Write out, word for word, every line from the first one through the line that holds "ETA = [0.1, 0.22, 0.3, 0.4, 0.5, 0.6, 0.8, 1.0, 1.2]", and nothing else; skip the pictures.

Given information
* Begin *
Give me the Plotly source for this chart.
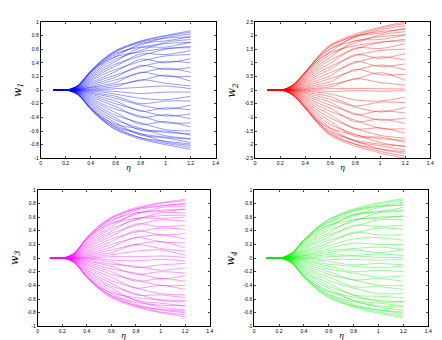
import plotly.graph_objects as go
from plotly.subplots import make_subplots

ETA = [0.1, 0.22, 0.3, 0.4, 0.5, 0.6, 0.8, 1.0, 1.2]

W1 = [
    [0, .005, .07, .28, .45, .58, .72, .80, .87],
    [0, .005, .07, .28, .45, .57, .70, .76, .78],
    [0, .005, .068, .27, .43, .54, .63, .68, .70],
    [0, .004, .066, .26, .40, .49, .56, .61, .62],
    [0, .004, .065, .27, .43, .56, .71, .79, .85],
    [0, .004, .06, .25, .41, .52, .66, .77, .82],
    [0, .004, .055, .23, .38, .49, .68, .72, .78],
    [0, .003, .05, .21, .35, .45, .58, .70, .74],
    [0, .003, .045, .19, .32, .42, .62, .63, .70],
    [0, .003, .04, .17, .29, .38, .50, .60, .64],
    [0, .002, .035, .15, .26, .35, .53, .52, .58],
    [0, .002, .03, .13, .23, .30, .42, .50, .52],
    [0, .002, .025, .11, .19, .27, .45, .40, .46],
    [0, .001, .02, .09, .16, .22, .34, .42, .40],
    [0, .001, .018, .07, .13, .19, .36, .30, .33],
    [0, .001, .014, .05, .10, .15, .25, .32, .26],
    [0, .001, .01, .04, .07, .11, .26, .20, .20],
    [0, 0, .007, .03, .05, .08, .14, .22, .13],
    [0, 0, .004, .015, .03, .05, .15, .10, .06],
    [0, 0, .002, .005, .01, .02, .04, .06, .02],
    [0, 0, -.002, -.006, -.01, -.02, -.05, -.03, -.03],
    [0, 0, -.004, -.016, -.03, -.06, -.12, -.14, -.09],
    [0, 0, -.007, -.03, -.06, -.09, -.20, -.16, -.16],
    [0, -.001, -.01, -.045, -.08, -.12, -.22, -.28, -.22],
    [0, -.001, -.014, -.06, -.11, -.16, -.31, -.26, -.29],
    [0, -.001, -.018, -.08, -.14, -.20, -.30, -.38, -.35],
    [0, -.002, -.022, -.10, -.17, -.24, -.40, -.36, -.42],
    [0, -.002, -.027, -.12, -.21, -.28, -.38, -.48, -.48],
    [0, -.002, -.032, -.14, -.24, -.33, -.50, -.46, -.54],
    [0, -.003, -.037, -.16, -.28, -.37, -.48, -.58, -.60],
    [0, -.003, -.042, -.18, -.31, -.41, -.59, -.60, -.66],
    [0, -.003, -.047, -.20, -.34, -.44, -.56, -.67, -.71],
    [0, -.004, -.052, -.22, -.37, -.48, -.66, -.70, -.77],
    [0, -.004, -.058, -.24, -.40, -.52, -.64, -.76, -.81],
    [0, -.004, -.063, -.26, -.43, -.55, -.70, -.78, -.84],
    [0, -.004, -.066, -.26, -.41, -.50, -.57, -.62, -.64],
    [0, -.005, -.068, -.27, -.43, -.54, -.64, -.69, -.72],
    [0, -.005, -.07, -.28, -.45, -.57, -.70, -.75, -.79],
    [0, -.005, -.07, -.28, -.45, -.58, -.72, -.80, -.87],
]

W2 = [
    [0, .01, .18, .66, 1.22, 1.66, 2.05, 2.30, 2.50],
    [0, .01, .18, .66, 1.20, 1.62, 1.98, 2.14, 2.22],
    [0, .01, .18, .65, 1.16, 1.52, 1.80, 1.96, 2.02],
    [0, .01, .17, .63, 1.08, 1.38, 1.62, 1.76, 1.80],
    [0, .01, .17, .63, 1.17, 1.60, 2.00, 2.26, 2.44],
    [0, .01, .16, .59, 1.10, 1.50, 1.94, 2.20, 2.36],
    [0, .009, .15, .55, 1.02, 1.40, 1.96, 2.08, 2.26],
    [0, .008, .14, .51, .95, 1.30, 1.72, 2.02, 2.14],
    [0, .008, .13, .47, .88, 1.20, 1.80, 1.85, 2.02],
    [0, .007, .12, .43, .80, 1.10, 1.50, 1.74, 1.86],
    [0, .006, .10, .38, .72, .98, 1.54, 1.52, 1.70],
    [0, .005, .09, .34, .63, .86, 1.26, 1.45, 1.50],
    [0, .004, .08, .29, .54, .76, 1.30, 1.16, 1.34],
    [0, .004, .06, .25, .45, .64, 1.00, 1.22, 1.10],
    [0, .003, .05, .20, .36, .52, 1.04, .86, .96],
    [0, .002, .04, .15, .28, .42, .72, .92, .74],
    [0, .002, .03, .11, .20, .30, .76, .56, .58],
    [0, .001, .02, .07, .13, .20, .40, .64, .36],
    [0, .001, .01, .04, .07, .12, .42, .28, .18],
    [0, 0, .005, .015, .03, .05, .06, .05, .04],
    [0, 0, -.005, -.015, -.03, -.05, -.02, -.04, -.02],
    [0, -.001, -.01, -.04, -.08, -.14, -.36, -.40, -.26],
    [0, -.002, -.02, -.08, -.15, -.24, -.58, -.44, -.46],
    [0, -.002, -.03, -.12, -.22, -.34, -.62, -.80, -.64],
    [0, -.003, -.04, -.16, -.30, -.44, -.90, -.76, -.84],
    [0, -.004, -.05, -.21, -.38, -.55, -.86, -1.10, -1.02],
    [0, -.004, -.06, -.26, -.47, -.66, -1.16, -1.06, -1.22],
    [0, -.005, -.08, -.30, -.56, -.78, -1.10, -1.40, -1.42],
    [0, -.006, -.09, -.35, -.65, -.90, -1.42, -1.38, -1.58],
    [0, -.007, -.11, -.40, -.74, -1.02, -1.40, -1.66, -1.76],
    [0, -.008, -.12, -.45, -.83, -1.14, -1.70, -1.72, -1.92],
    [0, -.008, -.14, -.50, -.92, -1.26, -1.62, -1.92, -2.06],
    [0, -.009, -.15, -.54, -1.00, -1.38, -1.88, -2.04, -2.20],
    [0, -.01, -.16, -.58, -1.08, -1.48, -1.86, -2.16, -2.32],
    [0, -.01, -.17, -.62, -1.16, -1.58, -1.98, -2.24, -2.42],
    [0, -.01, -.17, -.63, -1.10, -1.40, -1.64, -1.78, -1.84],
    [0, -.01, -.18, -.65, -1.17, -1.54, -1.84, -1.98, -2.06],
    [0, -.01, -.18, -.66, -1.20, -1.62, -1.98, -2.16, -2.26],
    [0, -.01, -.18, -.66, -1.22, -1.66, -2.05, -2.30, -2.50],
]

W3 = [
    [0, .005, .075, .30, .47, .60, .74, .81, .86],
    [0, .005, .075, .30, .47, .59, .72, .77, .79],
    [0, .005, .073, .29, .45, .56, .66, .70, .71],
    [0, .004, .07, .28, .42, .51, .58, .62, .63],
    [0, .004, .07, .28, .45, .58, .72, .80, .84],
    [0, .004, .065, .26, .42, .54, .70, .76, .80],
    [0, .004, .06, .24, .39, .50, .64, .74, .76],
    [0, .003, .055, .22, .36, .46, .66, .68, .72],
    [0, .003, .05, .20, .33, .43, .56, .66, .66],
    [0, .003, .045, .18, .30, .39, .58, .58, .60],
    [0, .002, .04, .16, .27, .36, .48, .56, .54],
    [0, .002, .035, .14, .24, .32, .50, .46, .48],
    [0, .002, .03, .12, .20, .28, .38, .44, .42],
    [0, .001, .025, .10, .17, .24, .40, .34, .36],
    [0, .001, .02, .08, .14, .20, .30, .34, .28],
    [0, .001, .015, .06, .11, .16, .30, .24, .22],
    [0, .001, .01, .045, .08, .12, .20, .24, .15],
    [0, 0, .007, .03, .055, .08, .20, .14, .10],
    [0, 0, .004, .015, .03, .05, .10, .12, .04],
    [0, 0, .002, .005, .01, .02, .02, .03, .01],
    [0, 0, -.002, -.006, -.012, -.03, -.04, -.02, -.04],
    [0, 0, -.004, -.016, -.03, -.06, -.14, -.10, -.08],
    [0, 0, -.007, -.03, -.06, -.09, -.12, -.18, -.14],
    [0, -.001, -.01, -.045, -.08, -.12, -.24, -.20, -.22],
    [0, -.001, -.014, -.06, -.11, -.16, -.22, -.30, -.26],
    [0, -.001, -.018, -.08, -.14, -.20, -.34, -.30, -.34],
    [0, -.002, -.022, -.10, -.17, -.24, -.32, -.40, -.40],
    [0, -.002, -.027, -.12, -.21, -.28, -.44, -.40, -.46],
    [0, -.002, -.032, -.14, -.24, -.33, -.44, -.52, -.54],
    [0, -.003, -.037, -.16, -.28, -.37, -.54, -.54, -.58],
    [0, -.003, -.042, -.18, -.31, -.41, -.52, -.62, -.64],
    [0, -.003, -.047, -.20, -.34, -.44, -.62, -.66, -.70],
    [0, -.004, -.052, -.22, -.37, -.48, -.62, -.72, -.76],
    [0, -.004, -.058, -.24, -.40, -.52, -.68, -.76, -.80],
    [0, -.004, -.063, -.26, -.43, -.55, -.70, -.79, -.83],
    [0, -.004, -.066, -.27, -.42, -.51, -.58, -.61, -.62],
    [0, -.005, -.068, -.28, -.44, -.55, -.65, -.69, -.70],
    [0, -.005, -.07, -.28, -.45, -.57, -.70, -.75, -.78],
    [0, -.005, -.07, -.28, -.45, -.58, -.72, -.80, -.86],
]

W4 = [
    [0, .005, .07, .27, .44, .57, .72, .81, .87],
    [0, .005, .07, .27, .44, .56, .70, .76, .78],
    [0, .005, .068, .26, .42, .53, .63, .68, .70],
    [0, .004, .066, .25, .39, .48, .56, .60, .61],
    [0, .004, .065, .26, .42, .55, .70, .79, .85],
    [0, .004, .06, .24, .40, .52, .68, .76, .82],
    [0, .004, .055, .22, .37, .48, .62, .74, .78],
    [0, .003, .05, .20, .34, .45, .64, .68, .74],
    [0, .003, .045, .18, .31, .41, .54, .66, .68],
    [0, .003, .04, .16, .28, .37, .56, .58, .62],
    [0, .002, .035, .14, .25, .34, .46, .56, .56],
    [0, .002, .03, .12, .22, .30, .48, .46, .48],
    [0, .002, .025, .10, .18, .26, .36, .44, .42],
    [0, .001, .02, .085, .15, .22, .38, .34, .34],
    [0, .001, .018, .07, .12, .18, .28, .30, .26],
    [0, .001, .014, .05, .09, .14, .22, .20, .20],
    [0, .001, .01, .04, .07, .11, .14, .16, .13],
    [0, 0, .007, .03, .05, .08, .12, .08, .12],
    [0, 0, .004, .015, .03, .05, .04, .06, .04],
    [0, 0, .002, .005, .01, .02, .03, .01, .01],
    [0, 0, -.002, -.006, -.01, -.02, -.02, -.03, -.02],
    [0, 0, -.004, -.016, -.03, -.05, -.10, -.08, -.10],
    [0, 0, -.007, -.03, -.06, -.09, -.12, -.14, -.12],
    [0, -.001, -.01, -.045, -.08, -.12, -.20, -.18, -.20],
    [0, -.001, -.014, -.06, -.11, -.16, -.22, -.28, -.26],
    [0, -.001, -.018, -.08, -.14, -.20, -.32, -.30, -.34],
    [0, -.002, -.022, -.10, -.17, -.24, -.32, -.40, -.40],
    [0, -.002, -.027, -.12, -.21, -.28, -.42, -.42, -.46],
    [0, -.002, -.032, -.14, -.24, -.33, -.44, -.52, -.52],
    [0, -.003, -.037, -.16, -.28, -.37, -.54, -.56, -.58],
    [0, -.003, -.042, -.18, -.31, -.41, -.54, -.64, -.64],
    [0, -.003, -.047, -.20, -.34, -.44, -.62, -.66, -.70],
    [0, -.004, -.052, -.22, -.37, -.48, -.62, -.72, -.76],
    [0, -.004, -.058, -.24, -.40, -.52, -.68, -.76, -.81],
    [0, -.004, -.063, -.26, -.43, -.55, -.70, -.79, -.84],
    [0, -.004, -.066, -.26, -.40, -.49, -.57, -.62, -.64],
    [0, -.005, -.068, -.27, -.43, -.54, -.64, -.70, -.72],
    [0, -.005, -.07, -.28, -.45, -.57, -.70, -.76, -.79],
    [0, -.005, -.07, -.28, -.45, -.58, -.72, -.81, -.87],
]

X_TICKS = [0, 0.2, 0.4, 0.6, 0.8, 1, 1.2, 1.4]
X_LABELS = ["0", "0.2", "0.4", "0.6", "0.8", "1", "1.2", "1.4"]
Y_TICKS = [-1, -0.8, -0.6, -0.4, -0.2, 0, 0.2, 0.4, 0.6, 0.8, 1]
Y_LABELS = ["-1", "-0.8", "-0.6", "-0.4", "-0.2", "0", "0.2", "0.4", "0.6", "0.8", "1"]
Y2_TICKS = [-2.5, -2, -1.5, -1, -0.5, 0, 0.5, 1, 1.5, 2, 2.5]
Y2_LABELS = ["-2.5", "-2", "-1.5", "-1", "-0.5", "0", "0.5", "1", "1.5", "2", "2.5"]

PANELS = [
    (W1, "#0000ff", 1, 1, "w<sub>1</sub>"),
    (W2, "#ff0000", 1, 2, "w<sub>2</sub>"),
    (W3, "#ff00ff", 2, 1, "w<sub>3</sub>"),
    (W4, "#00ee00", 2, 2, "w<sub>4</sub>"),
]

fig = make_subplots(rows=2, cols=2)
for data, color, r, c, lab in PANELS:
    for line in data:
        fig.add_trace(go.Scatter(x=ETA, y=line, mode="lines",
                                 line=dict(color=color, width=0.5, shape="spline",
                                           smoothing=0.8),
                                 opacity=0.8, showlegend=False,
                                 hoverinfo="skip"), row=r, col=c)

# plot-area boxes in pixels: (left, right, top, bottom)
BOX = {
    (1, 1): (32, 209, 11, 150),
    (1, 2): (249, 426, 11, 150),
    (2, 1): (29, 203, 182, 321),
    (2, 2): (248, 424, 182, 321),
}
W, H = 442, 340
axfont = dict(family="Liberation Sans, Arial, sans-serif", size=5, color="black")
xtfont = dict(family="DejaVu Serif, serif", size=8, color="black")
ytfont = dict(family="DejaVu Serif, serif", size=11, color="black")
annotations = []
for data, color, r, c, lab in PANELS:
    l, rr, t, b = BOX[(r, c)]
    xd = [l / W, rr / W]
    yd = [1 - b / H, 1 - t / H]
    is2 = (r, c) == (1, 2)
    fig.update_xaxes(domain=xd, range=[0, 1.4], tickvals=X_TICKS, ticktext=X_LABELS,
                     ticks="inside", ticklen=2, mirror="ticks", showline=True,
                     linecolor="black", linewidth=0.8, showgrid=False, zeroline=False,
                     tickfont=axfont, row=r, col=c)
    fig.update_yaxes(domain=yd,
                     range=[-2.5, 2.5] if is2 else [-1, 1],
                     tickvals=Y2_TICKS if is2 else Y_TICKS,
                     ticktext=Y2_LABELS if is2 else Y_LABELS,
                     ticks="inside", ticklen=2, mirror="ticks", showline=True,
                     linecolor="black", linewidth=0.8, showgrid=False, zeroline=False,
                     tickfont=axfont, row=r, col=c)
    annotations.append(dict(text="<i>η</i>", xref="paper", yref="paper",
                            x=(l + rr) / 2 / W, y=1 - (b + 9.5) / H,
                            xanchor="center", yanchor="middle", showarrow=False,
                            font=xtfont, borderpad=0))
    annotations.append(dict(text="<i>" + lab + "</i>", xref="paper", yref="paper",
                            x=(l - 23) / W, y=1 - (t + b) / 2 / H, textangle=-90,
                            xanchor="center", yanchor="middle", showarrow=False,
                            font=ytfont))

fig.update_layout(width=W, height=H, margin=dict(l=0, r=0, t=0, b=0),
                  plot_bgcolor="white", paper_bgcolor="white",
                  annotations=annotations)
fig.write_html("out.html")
* End *
Answer in full
Give me the Plotly source for this chart.
import plotly.graph_objects as go
from plotly.subplots import make_subplots

ETA = [0.1, 0.22, 0.3, 0.4, 0.5, 0.6, 0.8, 1.0, 1.2]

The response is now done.